### AVAILABLE DATA ###
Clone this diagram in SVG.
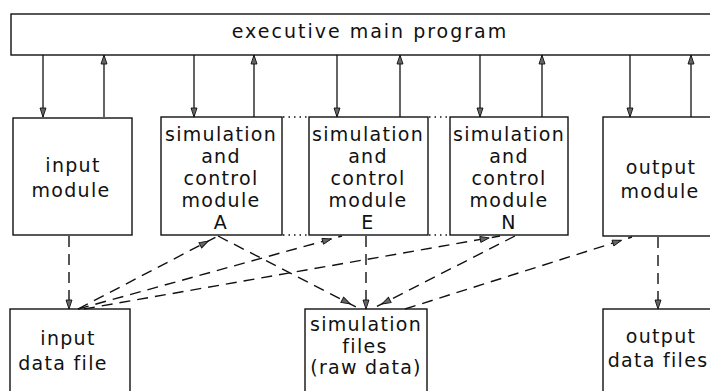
<svg xmlns="http://www.w3.org/2000/svg" width="710" height="391" viewBox="0 0 710 391">
<style>
.box{fill:#fff;stroke:#111;stroke-width:1.4}
.t{font-family:"DejaVu Sans",sans-serif;font-size:19px;letter-spacing:1.3px;fill:#111;text-anchor:middle}
.tt{font-family:"DejaVu Sans",sans-serif;font-size:19px;letter-spacing:2px;fill:#111;text-anchor:middle}
.s{fill:none;stroke:#111;stroke-width:1.3}
.d{fill:none;stroke:#111;stroke-width:1.4;stroke-dasharray:11,7}
.dot{fill:none;stroke:#111;stroke-width:1.4;stroke-dasharray:1.5,4}
</style>
<defs>
<marker id="a" markerUnits="userSpaceOnUse" markerWidth="12" markerHeight="8" refX="9" refY="3" orient="auto" overflow="visible">
<path d="M0,0 L9,3 L0,6 z" fill="#666" stroke="#111" stroke-width="0.9"/>
</marker>
<marker id="b" markerUnits="userSpaceOnUse" markerWidth="12" markerHeight="8" refX="20" refY="3" orient="auto" overflow="visible">
<path d="M0,0 L9,3 L0,6 z" fill="#666" stroke="#111" stroke-width="0.9"/>
</marker>
</defs>

<g id="executive">
<rect class="box" x="11" y="14" width="720" height="41"/>
<text class="tt" x="370" y="38">executive main program</text>
</g>

<g id="input-module">
<rect class="box" x="13" y="118" width="119" height="117"/>
<text class="t" x="73" y="172">input</text>
<text class="t" x="71" y="197">module</text>
</g>

<g id="sim-A">
<rect class="box" x="161" y="117" width="121" height="118"/>
<text class="t" x="221" y="141">simulation</text>
<text class="t" x="221" y="163">and</text>
<text class="t" x="221" y="185">control</text>
<text class="t" x="221" y="207">module</text>
<text class="t" x="221" y="229">A</text>
</g>

<g id="sim-E">
<rect class="box" x="309" y="117" width="119" height="118"/>
<text class="t" x="368" y="141">simulation</text>
<text class="t" x="368" y="163">and</text>
<text class="t" x="368" y="185">control</text>
<text class="t" x="368" y="207">module</text>
<text class="t" x="368" y="229">E</text>
</g>

<g id="sim-N">
<rect class="box" x="450" y="117" width="118" height="118"/>
<text class="t" x="509" y="141">simulation</text>
<text class="t" x="509" y="163">and</text>
<text class="t" x="509" y="185">control</text>
<text class="t" x="509" y="207">module</text>
<text class="t" x="509" y="229">N</text>
</g>

<g id="output-module">
<rect class="box" x="603" y="117" width="120" height="119"/>
<text class="t" x="661" y="174">output</text>
<text class="t" x="660" y="198">module</text>
</g>

<g id="input-data-file">
<rect class="box" x="10" y="309" width="120" height="100"/>
<text class="t" x="68" y="345">input</text>
<text class="t" x="63" y="370">data file</text>
</g>

<g id="simulation-files">
<rect class="box" x="305" y="309" width="122" height="100"/>
<text class="t" x="366" y="331">simulation</text>
<text class="t" x="365" y="353">files</text>
<text class="t" x="366" y="374">(raw data)</text>
</g>

<g id="output-data-files">
<rect class="box" x="603" y="309" width="120" height="100"/>
<text class="t" x="661" y="343">output</text>
<text class="t" x="658" y="367">data files</text>
</g>

<g id="connectors">
<path class="s" d="M43,55 V117" marker-end="url(#a)"/>
<path class="s" d="M104,117 V55" marker-end="url(#a)"/>
<path class="s" d="M194,55 V117" marker-end="url(#a)"/>
<path class="s" d="M254,117 V55" marker-end="url(#a)"/>
<path class="s" d="M337,55 V117" marker-end="url(#a)"/>
<path class="s" d="M400,117 V55" marker-end="url(#a)"/>
<path class="s" d="M480,55 V117" marker-end="url(#a)"/>
<path class="s" d="M542,117 V55" marker-end="url(#a)"/>
<path class="s" d="M630,55 V117" marker-end="url(#a)"/>
<path class="s" d="M691,117 V55" marker-end="url(#a)"/>

<path class="dot" d="M283,117 H309 M283,235 H309 M429,117 H450 M429,235 H450"/>

<path class="d" d="M69,236 V309" marker-end="url(#a)"/>
<path class="d" d="M366,236 V309" marker-end="url(#a)"/>
<path class="d" d="M658,237 V309" marker-end="url(#a)"/>

<path class="d" d="M78,309 L218,236" marker-end="url(#b)"/>
<path class="d" d="M78,309 L342,236" marker-end="url(#b)"/>
<path class="d" d="M84,309 L500,236" marker-end="url(#b)"/>
<path class="d" d="M218,236 L360,309" marker-end="url(#b)"/>
<path class="d" d="M515,236 L372,309" marker-end="url(#b)"/>
<path class="d" d="M405,309 L632,237" marker-end="url(#b)"/>
</g>
</svg>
###
WHAT YOU HAVE TO DO:
Omit the pictures and reproduce the listing exactly.

RESPONSE BELOW:
Clone this diagram in SVG.
<svg xmlns="http://www.w3.org/2000/svg" width="710" height="391" viewBox="0 0 710 391">
<style>
.box{fill:#fff;stroke:#111;stroke-width:1.4}
.t{font-family:"DejaVu Sans",sans-serif;font-size:19px;letter-spacing:1.3px;fill:#111;text-anchor:middle}
.tt{font-family:"DejaVu Sans",sans-serif;font-size:19px;letter-spacing:2px;fill:#111;text-anchor:middle}
.s{fill:none;stroke:#111;stroke-width:1.3}
.d{fill:none;stroke:#111;stroke-width:1.4;stroke-dasharray:11,7}
.dot{fill:none;stroke:#111;stroke-width:1.4;stroke-dasharray:1.5,4}
</style>
<defs>
<marker id="a" markerUnits="userSpaceOnUse" markerWidth="12" markerHeight="8" refX="9" refY="3" orient="auto" overflow="visible">
<path d="M0,0 L9,3 L0,6 z" fill="#666" stroke="#111" stroke-width="0.9"/>
</marker>
<marker id="b" markerUnits="userSpaceOnUse" markerWidth="12" markerHeight="8" refX="20" refY="3" orient="auto" overflow="visible">
<path d="M0,0 L9,3 L0,6 z" fill="#666" stroke="#111" stroke-width="0.9"/>
</marker>
</defs>

<g id="executive">
<rect class="box" x="11" y="14" width="720" height="41"/>
<text class="tt" x="370" y="38">executive main program</text>
</g>

<g id="input-module">
<rect class="box" x="13" y="118" width="119" height="117"/>
<text class="t" x="73" y="172">input</text>
<text class="t" x="71" y="197">module</text>
</g>

<g id="sim-A">
<rect class="box" x="161" y="117" width="121" height="118"/>
<text class="t" x="221" y="141">simulation</text>
<text class="t" x="221" y="163">and</text>
<text class="t" x="221" y="185">control</text>
<text class="t" x="221" y="207">module</text>
<text class="t" x="221" y="229">A</text>
</g>

<g id="sim-E">
<rect class="box" x="309" y="117" width="119" height="118"/>
<text class="t" x="368" y="141">simulation</text>
<text class="t" x="368" y="163">and</text>
<text class="t" x="368" y="185">control</text>
<text class="t" x="368" y="207">module</text>
<text class="t" x="368" y="229">E</text>
</g>

<g id="sim-N">
<rect class="box" x="450" y="117" width="118" height="118"/>
<text class="t" x="509" y="141">simulation</text>
<text class="t" x="509" y="163">and</text>
<text class="t" x="509" y="185">control</text>
<text class="t" x="509" y="207">module</text>
<text class="t" x="509" y="229">N</text>
</g>

<g id="output-module">
<rect class="box" x="603" y="117" width="120" height="119"/>
<text class="t" x="661" y="174">output</text>
<text class="t" x="660" y="198">module</text>
</g>

<g id="input-data-file">
<rect class="box" x="10" y="309" width="120" height="100"/>
<text class="t" x="68" y="345">input</text>
<text class="t" x="63" y="370">data file</text>
</g>

<g id="simulation-files">
<rect class="box" x="305" y="309" width="122" height="100"/>
<text class="t" x="366" y="331">simulation</text>
<text class="t" x="365" y="353">files</text>
<text class="t" x="366" y="374">(raw data)</text>
</g>

<g id="output-data-files">
<rect class="box" x="603" y="309" width="120" height="100"/>
<text class="t" x="661" y="343">output</text>
<text class="t" x="658" y="367">data files</text>
</g>

<g id="connectors">
<path class="s" d="M43,55 V117" marker-end="url(#a)"/>
<path class="s" d="M104,117 V55" marker-end="url(#a)"/>
<path class="s" d="M194,55 V117" marker-end="url(#a)"/>
<path class="s" d="M254,117 V55" marker-end="url(#a)"/>
<path class="s" d="M337,55 V117" marker-end="url(#a)"/>
<path class="s" d="M400,117 V55" marker-end="url(#a)"/>
<path class="s" d="M480,55 V117" marker-end="url(#a)"/>
<path class="s" d="M542,117 V55" marker-end="url(#a)"/>
<path class="s" d="M630,55 V117" marker-end="url(#a)"/>
<path class="s" d="M691,117 V55" marker-end="url(#a)"/>

<path class="dot" d="M283,117 H309 M283,235 H309 M429,117 H450 M429,235 H450"/>

<path class="d" d="M69,236 V309" marker-end="url(#a)"/>
<path class="d" d="M366,236 V309" marker-end="url(#a)"/>
<path class="d" d="M658,237 V309" marker-end="url(#a)"/>

<path class="d" d="M78,309 L218,236" marker-end="url(#b)"/>
<path class="d" d="M78,309 L342,236" marker-end="url(#b)"/>
<path class="d" d="M84,309 L500,236" marker-end="url(#b)"/>
<path class="d" d="M218,236 L360,309" marker-end="url(#b)"/>
<path class="d" d="M515,236 L372,309" marker-end="url(#b)"/>
<path class="d" d="M405,309 L632,237" marker-end="url(#b)"/>
</g>
</svg>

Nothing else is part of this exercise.